Simon believes Starbucks succeeds by "selling comfort" in an anonymous, often dislocating world. He says he has lost track of the number of times people have told him that when they traveled to a strange country, "the first thing I did when I got off the plane was go to Starbucks."

"There's a deep sense of unpredictability in the modern world, and what Starbucks provides a lot of people is predictability," he said.
And with predictability comes more marketability, and with more marketability comes the inevitable entry into pop culture.
Starbucks's chairman, Howard Schultz, told shareholders at their annual meeting Feb. 8 that the company is focusing on "the Starbucks effect" — that is, putting a bigger emphasis on music sales, movie marketing and other non-coffee products.
From a corporate perspective, does the “academia effect” mean that you’ve “arrived” as a company?

In terms of their study, I think it’d be better if these historians looked at café culture as a whole, rather than focus on one brand. But then again, I can see that they probably want to limit to one brand, precisely because it is so pervasive.

And what does this say about our society as a whole if one of the places by which we derive a sense of community from is a huge coffee chain? And what does it say about our society that this one brand has become so inextricably a part of our lives? (Well, for some of us, anyway.) This brand is even the subject of an upcoming movie starring Tom Hanks, for Jah's sake.

It’s certainly easier to focus on SBUX because they’re everywhere – but how about focusing on selling a quality product rather than getting a larger share of my wallet?


seamus said...

I know that as long ago as 10 years ago, I remember reading about Schultz's desire to make Starbucks into a "third place" between home & work for people. Given that people are less likely to have other civic/community forums to associate with other people, that makes sense.

Starbucks, for that matter, has been deeply responsible for the expansion of "cafe culture" since the early '90s. As Starbucks has grown, the number of *other* coffee shops has exploded in America. So the Starbucks Effect isn't just about coffee, it's about the expansion of lifestyle marketing in general.
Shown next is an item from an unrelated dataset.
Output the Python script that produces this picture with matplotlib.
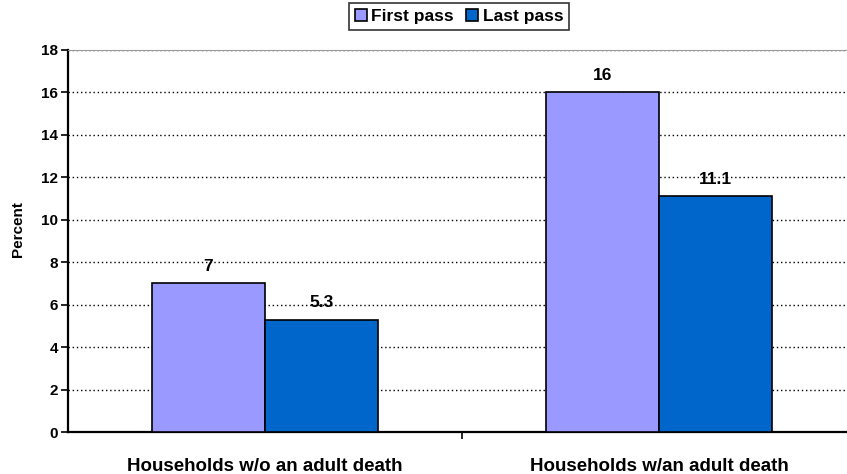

Personally, I prefer Peet's, but I like what Starbucks has done. Think about how hard it was get a good cup of coffee in most places in the US before they existed.

Kvatch said...

Can it be that the popularity of SBUX transcends the quality of the coffee that they sell?

What do you mean, "Can it be?" :-) It is almost certainly the case. Their coffee is what I would refer to as "weak-ass swill". I mean how can you repect place that has replaced all of their barristas with automated machines that dispense espresso with push-button simplicity.

They've got to be doing something right, but for me as well...it's Peets.

Viva la Barrista verdadero!

aherndon said...

I think it's all the cute little sayings on the Starbuck's cups. I mean who wouldn't bond over something like that?